'Adventure Awaited' at Virtual Reality Demonstration

"Adventure Awaits!" the theme proclaimed.

And that it did Saturday at the 105th annual UC Davis Picnic Day--especially at the second annual "Virtual Reality Bugs" display at Briggs Hall, the administrative home of the UC Davis Department of Entomology and Nematology.

Medical entomologist/geneticist Geoffrey Attardo, an assistant professor in the department who researches tsetse flies, mosquitoes and other vectors, demonstrated his program all day to hundreds of participants.

They marveled at the 40-foot-tall, three-dimensional insects and spiders. They chose what they wanted to see towering over them:  a black widow spider, ant, beetle, grasshopper, damsel fly, cicada, cockroach, and a tsetse fly. 

What's a picnic without bugs?

Sebastian Ehrlich, 9, and his sister Kamila, 6, of Davis, accompanied by parents Ethan and Carolina Ehrlich, were  among the first in line.

They loved Virtual Reality Bugs.

"My kids' favorite part of Picnic Day was the VR," their mother said. "Oh how I'd love it if one of them at least became a scientist."

Paul McClelland of Sunnyvale, a UC Davis graduate in zoology (1983), and his wife, Marjirjam, also delighted in seeing the gigantic bugs--and the computer and display techniques that made the display possible.

"They didn't have that when I was going to school," McClelland quipped.

Attardo describes VR as a "computer-generated simulation used to simulate real or imagined environments."

"It immerses the user by stimulating visual, auditory and touch-based senses," he says. He presented a program on "Using Virtual Reality to Engage and Instruct: a A Novel Tool for Outreach and Extension," at the 2018 Entomological Society of America (ESA) meeting in Vancouver, B.C.

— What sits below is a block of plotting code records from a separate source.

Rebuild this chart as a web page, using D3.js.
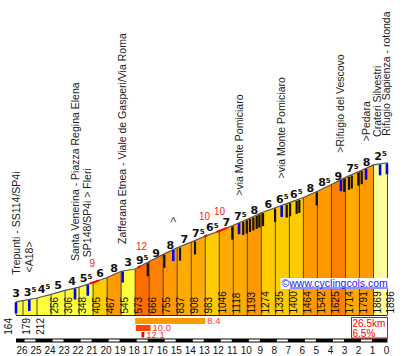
<!DOCTYPE html>
<html><head><meta charset="utf-8">
<script src="https://cdn.jsdelivr.net/npm/d3@7"></script>
<style>body{margin:0;background:#fff}svg{display:block}</style>
</head><body><svg id="c" width="402" height="356"></svg>
<script>
// ---- data ----
const kms = [26.5,26,25,24,23,22,21,20,19,18,17,16,15,14,13,12,11,10,9,8,7,6,5,4,3,2,1,0];
const elevations = [164,179,212,256,306,348,405,467,545,573,666,755,837,908,983,1046,1118,1193,1274,1335,1400,1464,1542,1625,1714,1791,1869,1896];
const gradeLabels = [3,3.5,4.5,5,4,5.5,6,8,3,9.5,9,8,7,7.5,6.5,7,7.5,8,6,6.5,6.5,8,8.5,9,7.5,8,2.5];
const placeKm = [26.5,25.55,22.29,21.38,18.89,15.28,10.59,7.55,3.32,1.53,0.53,0.04];
const placeNames = ["Trepunti - SS114/SP4i","<A18>","Santa Venerina - Piazza Regina Elena","SP148/SP4i > Fleri","Zafferana Etnea - Viale de Gasperi/Via Roma",">",">via Monte Pomiciaro",">via Monte Pomiciaro",">Rifugio del Vescovo",">Pedara","Crateri Silvestri","Rifugio Sapienza - rotonda"];
const hairpinKm = [17.10,15.92,14.80,13.73,11.07,10.29,10.04,9.81,9.57,9.33,9.14,8.88,8.02,7.19,6.95,6.48,6.29,5.05,3.08,2.75,2.55,2.08,1.84];
const steepFrom = [21.25,17.8,13.05,12.2];
const steepTo = [20.6,17.6,12.85,11.45];
const steepKm = [21.05,17.55,13.05,11.98];
const steepValues = ["9","12","10","10"];
const climbFrom = [18,17.95,17.55];
const climbTo = [13,16.9,17.35];
const climbValues = [8.4,10.0,12.1];
const totalKm = "26.5km", avgGrade = "6.5%";
const kmTicks = d3.range(0,27);

// ---- scales ----
const svg = d3.select("#c");
const x = d3.scaleLinear().domain([26.5,0]).range([16,387.5]);
const y = d3.scaleLinear().domain([0,2000]).range([315,154.4]);
const elevAt = d3.scaleLinear().domain(kms.slice().reverse()).range(elevations.slice().reverse());
const py = k => y(elevAt(k));

function colorFor(g){
  if(g<=2.5) return "#ffff99";
  if(g<=5.5) return "#ffff3c";
  if(g<=6.5) return "#ffcc00";
  if(g<=7.5) return "#ffaa00";
  if(g<=8.5) return "#ff9900";
  if(g<=9) return "#ff7f00";
  return "#ff6c00";
}

const segs = gradeLabels.map((g,i)=>({g,k0:kms[i],k1:kms[i+1],e0:elevations[i],e1:elevations[i+1]}));

// columns
svg.append("g").selectAll("path").data(segs).join("path")
  .attr("d",d=>`M${x(d.k0)},${y(0)}L${x(d.k0)},${y(d.e0)}L${x(d.k1)},${y(d.e1)}L${x(d.k1)},${y(0)}Z`)
  .attr("fill",d=>colorFor(d.g));

// dividers
svg.append("g").selectAll("line").data(kms).join("line")
  .attr("x1",d=>x(d)).attr("x2",d=>x(d))
  .attr("y1",y(0)).attr("y2",(d,i)=>y(elevations[i]))
  .attr("stroke","#444").attr("stroke-width",1);

// profile line
svg.append("path")
  .attr("d",d3.line().x((d,i)=>x(kms[i])).y(d=>y(d))(elevations))
  .attr("fill","none").attr("stroke","#555").attr("stroke-width",1.2);

// baseline
svg.append("line").attr("x1",x(26.5)).attr("x2",x(0)).attr("y1",y(0)+0.5).attr("y2",y(0)+0.5)
  .attr("stroke","#222").attr("stroke-width",1);

// steep red segments
steepFrom.forEach((a,i)=>{
  const b = steepTo[i];
  svg.append("line").attr("x1",x(a)).attr("y1",py(a)).attr("x2",x(b)).attr("y2",py(b))
    .attr("stroke","#ff0000").attr("stroke-width",2);
});

// hairpins
svg.append("g").selectAll("line").data(hairpinKm).join("line")
  .attr("x1",d=>x(d)).attr("x2",d=>x(d))
  .attr("y1",d=>py(d)+1).attr("y2",d=>py(d)+14)
  .attr("stroke","#111").attr("stroke-width",2.2);

// place markers (blue)
svg.append("g").selectAll("line").data(placeKm).join("line")
  .attr("x1",d=>x(d)).attr("x2",d=>x(d))
  .attr("y1",d=>py(d)+0.5).attr("y2",d=>py(d)+11.5)
  .attr("stroke","#0000ff").attr("stroke-width",2.6);

// place names (avoid collisions with the next label)
const placeBase = placeKm.map(k=>x(k)+3.5);
for(let i=placeBase.length-2;i>=0;i--){
  placeBase[i] = Math.min(placeBase[i], placeBase[i+1]-9.5);
}
svg.append("g").selectAll("text").data(placeKm).join("text")
  .attr("transform",(d,i)=>`translate(${placeBase[i]},${py(d)-27}) rotate(-90)`)
  .attr("font-family","Liberation Sans, Arial, sans-serif").attr("font-size",10.5)
  .attr("fill","#222").text((d,i)=>placeNames[i]);

// gradient labels
const gl = svg.append("g").selectAll("text").data(segs).join("text")
  .attr("x",d=>x(d.k1+0.5)).attr("y",d=>y(d.e0)-5)
  .attr("text-anchor","middle")
  .attr("font-family","DejaVu Sans, Verdana, sans-serif").attr("font-weight","bold")
  .attr("font-size",11).attr("fill","#111");
gl.append("tspan").text(d=>Math.floor(d.g));
gl.filter(d=>d.g%1).append("tspan").attr("font-size",7).attr("dy",-3.5).text("5");

// steep labels
svg.append("g").selectAll("text").data(steepKm).join("text")
  .attr("x",d=>x(d)).attr("y",d=>py(d)-16).attr("text-anchor","middle")
  .attr("font-family","Liberation Sans, Arial, sans-serif").attr("font-size",10)
  .attr("fill","#ff2020").text((d,i)=>steepValues[i]);

// elevation labels
svg.append("g").selectAll("text").data(elevations).join("text")
  .attr("transform",(d,i)=>{
    const below = y(d) > 296;
    const bx = i===0 ? x(kms[i])-4 : (i===kms.length-1 ? x(kms[i])+6.5 : x(kms[i])+7.2);
    const by = below ? y(0)+3 : y(0)-1.5;
    return `translate(${bx},${by}) rotate(-90)`;
  })
  .attr("text-anchor",d=>y(d)>296 ? "end" : "start")
  .attr("font-family","Liberation Sans, Arial, sans-serif").attr("font-size",10)
  .attr("fill","#111").text(d=>d);

// watermark
const wm = svg.append("g");
wm.append("rect").attr("x",280.5).attr("y",278).attr("width",109).attr("height",11).attr("fill","#fff");
const wt = wm.append("text").attr("x",281.5).attr("y",286.5)
  .attr("font-family","Liberation Sans, Arial, sans-serif").attr("font-size",10.5).attr("fill","#2020ff");
wt.append("tspan").text("©");
wt.append("tspan").text("www.cyclingcols.com");
const wtl = wt.node().getComputedTextLength();
wm.append("line").attr("x1",290).attr("x2",281.5+wtl).attr("y1",288).attr("y2",288)
  .attr("stroke","#2020ff").attr("stroke-width",1);

// climb bars
const cbColors = ["#ff9900","#ff4400","#ff0000"];
climbFrom.forEach((a,i)=>{
  const top = 318 + i*7;
  const h = i===2 ? 5.5 : 6;
  svg.append("rect").attr("x",x(a)).attr("y",top).attr("width",x(climbTo[i])-x(a)).attr("height",h)
    .attr("fill",cbColors[i]);
  svg.append("text").attr("x",x(climbTo[i])+2).attr("y",top+6)
    .attr("font-family","Liberation Sans, Arial, sans-serif").attr("font-size",9.5)
    .attr("fill","#ff3030").text(climbValues[i].toFixed(1));
});

// summary box
svg.append("rect").attr("x",351.5).attr("y",317.5).attr("width",36).attr("height",20.5)
  .attr("fill","#fff").attr("stroke","#ff0000").attr("stroke-width",1);
svg.append("text").attr("x",352.5).attr("y",326.5).attr("font-family","Liberation Sans, Arial, sans-serif")
  .attr("font-size",10).attr("fill","#ff0000").text(totalKm);
svg.append("text").attr("x",352.5).attr("y",336.5).attr("font-family","Liberation Sans, Arial, sans-serif")
  .attr("font-size",10).attr("fill","#ff0000").text(avgGrade);

// km scale bar
svg.append("rect").attr("x",x(26.5)).attr("y",338.5).attr("width",x(0)-x(26.5)).attr("height",4).attr("fill","#000");
svg.append("g").selectAll("rect").data(kmTicks.filter(k=>k>0 && k%2===0)).join("rect")
  .attr("x",d=>x(d)+1.5).attr("y",339.5).attr("width",d=>x(d-1)-x(d)-3).attr("height",2).attr("fill","#fff");

// km labels
svg.append("g").selectAll("text").data(kmTicks).join("text")
  .attr("x",d=>x(d)-1).attr("y",354).attr("text-anchor","middle")
  .attr("font-family","Liberation Sans, Arial, sans-serif").attr("font-size",10)
  .attr("fill","#111").text(d=>d);
</script></body></html>
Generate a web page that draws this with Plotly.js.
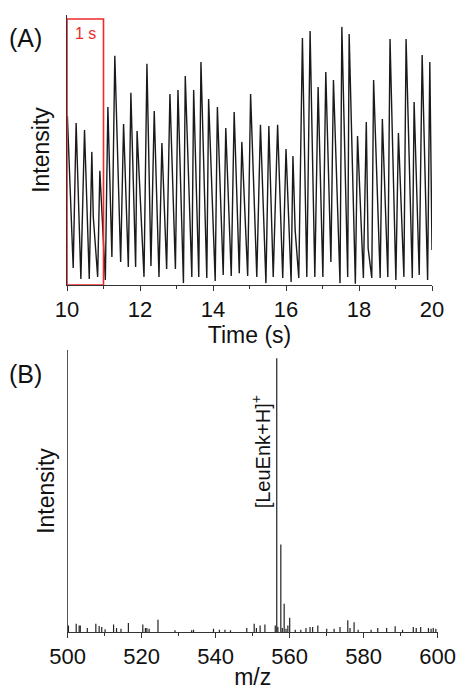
<!DOCTYPE html>
<html>
<head>
<meta charset="utf-8">
<script src="https://cdn.plot.ly/plotly-3.0.1.min.js"></script>
<style>html,body{margin:0;padding:0;background:#fff;}#chart{width:460px;height:690px;}</style>
</head>
<body>
<div id="chart"></div>
<script>
// Panel A: intensity vs time (peaks and troughs)
const timeS = [
  10.01, 10.17, 10.25, 10.38, 10.48, 10.61, 10.68, 10.72, 10.84, 10.90, 11.05,
  11.12, 11.23, 11.31, 11.47, 11.55, 11.68, 11.75, 11.88, 11.92, 12.11,
  12.19, 12.30, 12.39, 12.52, 12.60, 12.73, 12.82, 12.97, 13.04, 13.19,
  13.24, 13.42, 13.47, 13.61, 13.67, 13.83, 13.88, 14.06, 14.12, 14.28,
  14.35, 14.50, 14.58, 14.72, 14.79, 14.95, 15.03, 15.20, 15.30, 15.45,
  15.53, 15.65, 15.77, 15.91, 16.00, 16.14, 16.19, 16.25, 16.35, 16.45, 16.57,
  16.66, 16.79, 16.88, 17.01, 17.09, 17.23, 17.30, 17.48, 17.53, 17.69,
  17.73, 17.90, 17.96, 18.12, 18.20, 18.25, 18.35, 18.40, 18.58, 18.64, 18.79,
  18.85, 19.01, 19.08, 19.23, 19.29, 19.46, 19.51, 19.65, 19.73, 19.88,
  19.94, 20.00
];
const intensityA = [
  62.6, 6.3, 60.0, 2.2, 57.4, 2.2, 49.3, 25.3, 3.0, 42.3, 1.9,
  65.9, 10.4, 84.9, 8.5, 59.6, 6.7, 71.2, 6.7, 57.0, 3.0,
  81.9, 7.0, 64.4, 3.0, 52.6, 5.9, 70.7, 5.9, 72.2, 0.7,
  77.4, 3.0, 72.2, 3.0, 82.6, 2.6, 68.9, 1.5, 65.9, 3.7,
  58.1, 3.3, 64.1, 4.4, 53.0, 3.3, 70.7, 3.0, 59.3, 0.7,
  58.9, 3.0, 59.3, 2.6, 50.4, 1.1, 47.8, 20.4, 2.6, 91.5, 3.0,
  94.1, 3.0, 73.3, 3.0, 78.9, 8.5, 75.9, 0.7, 95.6, 3.0,
  93.0, 0.5, 55.2, 2.6, 60.4, 13.6, 2.6, 75.9, 2.6, 61.5, 3.0,
  91.1, 1.9, 56.3, 3.0, 91.1, 2.6, 67.8, 3.7, 85.2, 1.9,
  82.6, 13.0
];

// Panel B: mass spectrum sticks
const mz = [
  500.2, 502.3, 503.1, 503.4, 505.3, 507.6, 508.5, 509.2, 510.1, 512.4,
  513.2, 514.4, 516.4, 520.3, 521.0, 521.4, 522.0, 524.4, 529.0, 533.5,
  534.0, 539.4, 541.0, 542.5, 544.0, 548.4, 550.4, 551.0, 552.0, 553.3,
  556.1, 556.5, 556.8, 557.6, 558.0, 558.5, 559.0, 559.5, 560.0, 561.5,
  563.0, 564.4, 565.5, 566.2, 567.6, 570.0, 572.0, 573.6, 575.7, 576.3,
  577.4, 578.5, 582.0, 583.8, 586.2, 588.5, 590.5, 593.4, 594.2, 595.4,
  597.5, 598.2, 598.8, 599.5
];
const intensityB = [
  2.4, 3.0, 2.4, 2.4, 1.5, 3.0, 2.2, 1.8, 1.0, 2.7,
  1.5, 1.2, 3.3, 2.7, 1.5, 1.5, 1.2, 4.5, 0.6, 0.6,
  0.8, 1.2, 0.8, 0.8, 0.6, 1.5, 3.0, 1.5, 2.4, 2.7,
  2.4, 100, 1.8, 32, 1.5, 10.3, 1.2, 2.4, 5.2, 0.8,
  0.8, 1.5, 1.8, 1.8, 2.4, 1.2, 1.2, 1.8, 4.3, 1.5,
  3.6, 0.8, 0.8, 1.5, 1.5, 2.1, 0.8, 1.8, 1.5, 1.8,
  1.5, 1.2, 1.5, 1.2
];

const timeTicks = [10, 12, 14, 16, 18, 20];
const mzTicks = [500, 520, 540, 560, 580, 600];

// build stick segments from the spectrum arrays
const stickX = [], stickY = [];
mz.forEach((m, i) => { stickX.push(m, m, null); stickY.push(0, intensityB[i], null); });

const FONT = "'Liberation Sans', Arial, Helvetica, sans-serif";
const axisCol = '#333';

const traces = [
  { x: timeS, y: intensityA, type: 'scatter', mode: 'lines', xaxis: 'x', yaxis: 'y',
    line: { color: '#1a1a1a', width: 1.4 }, hoverinfo: 'skip' },
  { x: stickX, y: stickY, type: 'scatter', mode: 'lines', xaxis: 'x2', yaxis: 'y2',
    line: { color: '#222', width: 1.2 }, hoverinfo: 'skip' }
];

const commonX = {
  ticks: 'outside', ticklen: 5, tickwidth: 1, tickcolor: axisCol,
  showline: true, linecolor: axisCol, linewidth: 1, showgrid: false, zeroline: false,
  tickfont: { size: 22, color: '#111', family: FONT }, tickmode: 'array'
};
const commonY = {
  showticklabels: false, ticks: '', showline: true, linecolor: axisCol, linewidth: 1,
  showgrid: false, zeroline: false
};

const layout = {
  width: 460, height: 690,
  margin: { l: 0, r: 0, t: 0, b: 0 },
  paper_bgcolor: '#fff', plot_bgcolor: '#fff', showlegend: false,
  font: { family: FONT, color: '#111', size: 21 },
  xaxis: Object.assign({}, commonX, {
    domain: [67 / 460, 432 / 460], range: [10, 20], anchor: 'y',
    tickvals: timeTicks, ticktext: timeTicks.map(String),
    minor: { tickmode: 'linear', tick0: 10, dtick: 1, ticks: 'outside', ticklen: 3, tickcolor: axisCol, showgrid: false },
    title: { text: 'Time (s)', font: { size: 23, family: FONT }, standoff: 0 }
  }),
  yaxis: Object.assign({}, commonY, {
    domain: [1 - 285 / 690, 1 - 15 / 690], range: [0, 100], anchor: 'x',
    title: { text: 'Intensity', font: { size: 23, family: FONT }, standoff: 9 }
  }),
  xaxis2: Object.assign({}, commonX, {
    domain: [67.7 / 460, 437.7 / 460], range: [500, 600], anchor: 'y2',
    tickvals: mzTicks, ticktext: mzTicks.map(String),
    minor: { tickmode: 'linear', tick0: 500, dtick: 10, ticks: 'outside', ticklen: 3, tickcolor: axisCol, showgrid: false },
    title: { text: 'm/z', font: { size: 23, family: FONT }, standoff: 0 }
  }),
  yaxis2: Object.assign({}, commonY, {
    domain: [1 - 632 / 690, 1 - 350 / 690], range: [0, 103], anchor: 'x2', linecolor: '#555',
    title: { text: 'Intensity', font: { size: 23, family: FONT }, standoff: 5 }
  }),
  shapes: [
    { type: 'rect', xref: 'x', yref: 'y', x0: 10, x1: 11, y0: 0, y1: 98.5,
      line: { color: '#ee2a2a', width: 1.6 } }
  ],
  annotations: [
    { text: '1 s', xref: 'x', yref: 'y', x: 10.5, y: 93, showarrow: false,
      font: { size: 16, color: '#ee2a2a', family: FONT } },
    { text: '(A)', xref: 'paper', yref: 'paper', x: 25 / 460, y: 1 - 38 / 690, showarrow: false,
      xanchor: 'center', yanchor: 'middle', font: { size: 25, family: FONT, color: '#111' } },
    { text: '(B)', xref: 'paper', yref: 'paper', x: 25 / 460, y: 1 - 374 / 690, showarrow: false,
      xanchor: 'center', yanchor: 'middle', font: { size: 25, family: FONT, color: '#111' } },
    { text: '[LeuEnk+H]<sup>+</sup>', xref: 'x2', yref: 'y2', x: 556.5, y: 65.7, showarrow: false,
      textangle: -90, xanchor: 'right', yanchor: 'middle', xshift: -2,
      font: { size: 20, family: FONT, color: '#111' } }
  ]
};

Plotly.newPlot('chart', traces, layout, { staticPlot: true, displayModeBar: false });
</script>
</body>
</html>
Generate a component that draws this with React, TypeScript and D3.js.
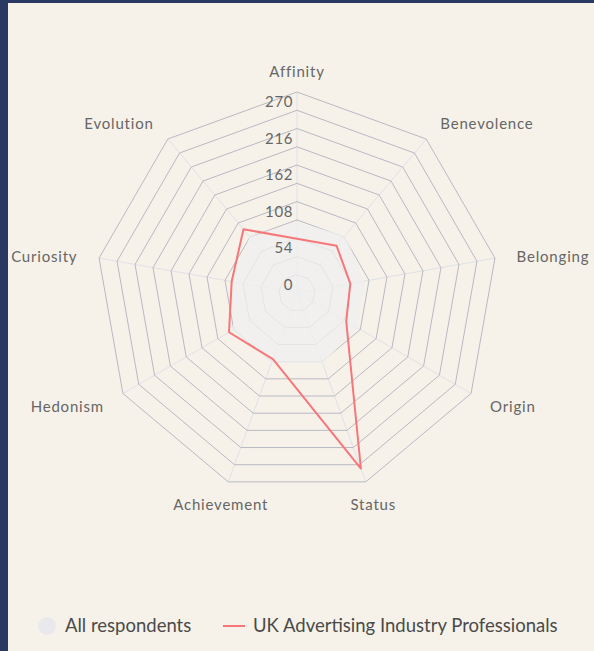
import * as d3 from 'd3'

const categories = ['Affinity', 'Benevolence', 'Belonging', 'Origin', 'Status', 'Achievement', 'Hedonism', 'Curiosity', 'Evolution']
const allRespondents = [78, 84, 74, 76, 84, 84, 82, 70, 82]
const ukProfessionals = [53, 64, 53, 57, 249, 77, 89, 71, 96]
const gridValues = [0, 27, 54, 81, 108, 135, 162, 189, 216, 243, 270]
const tickLabels = [0, 54, 108, 162, 216, 270]
const seriesNames = ['All respondents', 'UK Advertising Industry Professionals']

const W = 594
const H = 651
const cx = 297
const cy = 293
const font = 'Lato, "Source Sans Pro", sans-serif'

export default function App() {
  // angle per category, clockwise from the top
  const angle = d3.scalePoint<string>().domain(categories).range([0, 2 * Math.PI * (1 - 1 / categories.length)])
  // Highcharts leaves a gap at the centre, so 0 is one step out
  const r = d3.scaleLinear().domain([-27, 270]).range([0, 201])

  const ring = d3.lineRadial<string>()
    .angle(c => angle(c)!)
    .radius(0)
    .curve(d3.curveLinearClosed)

  const seriesLine = (vals: number[]) =>
    d3.lineRadial<number>()
      .angle((_, i) => angle(categories[i])!)
      .radius(v => r(v))
      .curve(d3.curveLinearClosed)(vals)

  const labelR = r(270) + 22

  return (
    <svg width={W} height={H} style={{ position: 'absolute', left: 0, top: 0 }} fontFamily={font}>
      <rect width={W} height={H} fill="#f6f2e9" />
      <rect width={8} height={H} fill="#2a3962" />
      <rect width={W} height={3} fill="#2a3962" />

      <g transform={`translate(${cx},${cy})`}>
        {/* spokes */}
        {categories.map(c => {
          const a = angle(c)!
          return (
            <line key={c} x1={0} y1={0}
              x2={Math.sin(a) * r(270)} y2={-Math.cos(a) * r(270)}
              stroke="#e0e0e8" strokeWidth={1} />
          )
        })}
        {/* rings */}
        {gridValues.map(v => (
          <path key={v} d={ring.radius(r(v))(categories)!} fill="none" stroke="#b9b9c3" strokeWidth={1} />
        ))}

        {/* all respondents area */}
        <path d={seriesLine(allRespondents)!} fill="#efefef" fillOpacity={0.78} stroke="none" />

        {/* UK professionals line */}
        <path d={seriesLine(ukProfessionals)!} fill="none" stroke="#f7767a" strokeWidth={2} strokeLinejoin="round" />

        {/* radial tick labels */}
        {tickLabels.map(v => (
          <text key={v} x={-4} y={-r(v) + 10} dy="0.35em" textAnchor="end" fontSize={15} letterSpacing={0.6} fill="#666">{v}</text>
        ))}

        {/* category labels */}
        {categories.map(c => {
          const a = angle(c)!
          const x = Math.sin(a) * labelR
          const y = -Math.cos(a) * labelR + 2
          const s = Math.sin(a)
          const anchor = Math.abs(s) < 0.4 ? 'middle' : s > 0 ? 'start' : 'end'
          return (
            <text key={c} x={x} y={y} dy="0.35em" textAnchor={anchor} fontSize={15} letterSpacing={0.8} fill="#666">{c}</text>
          )
        })}
      </g>

      {/* legend */}
      <g transform="translate(0,626)" fontSize={18.5} fill="#4a4a4a">
        <circle cx={47} cy={0} r={9} fill="#e9e9ed" />
        <text x={65} y={0} dy="0.35em">{seriesNames[0]}</text>
        <line x1={223} x2={245} y1={0} y2={0} stroke="#f7767a" strokeWidth={2} />
        <text x={253} y={0} dy="0.35em">{seriesNames[1]}</text>
      </g>
    </svg>
  )
}
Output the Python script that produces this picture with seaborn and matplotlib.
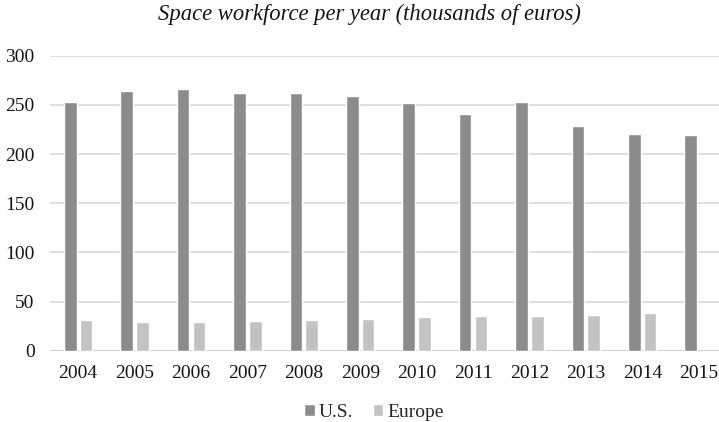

At UC Davis, his lab focuses on aspects of the physiology of tsetse fly reproduction. “As a scientist, I have taken my fascination with the magnifying things to the extreme in that my work tends to focus on the molecular biology underlying the physiology of insect adaptations. The molecular adaptations are just as amazing as the morphological ones. However, they are even harder to visualize and explain to lay people. I enjoy illustration and artwork as well, so when it is not possible to take a picture of something I am working on, I try to create a visual representation of it.”

 Attardo's sketchfab.com account is at https://sketchfab.com/models/263750e5a9c54c56a77d63ac06f2f317. His first model was a tsetse fly.

Attardo says that "VR has great potential as a new way to present entomological content including aspects of morphology, physiology, behavior and other aspects of insect biology. This demonstration allows users of all ages to view static and animated 3D models of insects and arthropods in virtual reality."

"This is accomplished by placing users in virtual spaces with content of interest and allows for natural interactions where users can physically move within the space and use their hands to directly manipulate/experience content. VR also reduces the impact of external sensory distractions by completely immersing the user in the experience. These interactions are particularly compelling when content that is only observable through a microscope (or not at all) can be made large allowing the user to experience these things at scale. This has great potential for entomological education and outreach as students can experience animated models of insects and arthropods at impossible scales."

In his presentation to ESA, Attardo commented: "This isn't your parents' virtual reality! Early computers and monitors could not produce the frame rate/resolution required. Early attempts at VR were heavy, awkward and motion-sickness inducing. Increased processing power, smaller computers and high resolution screens have solved these issues."

As McClelland said, "They didn't have that when I was going to school."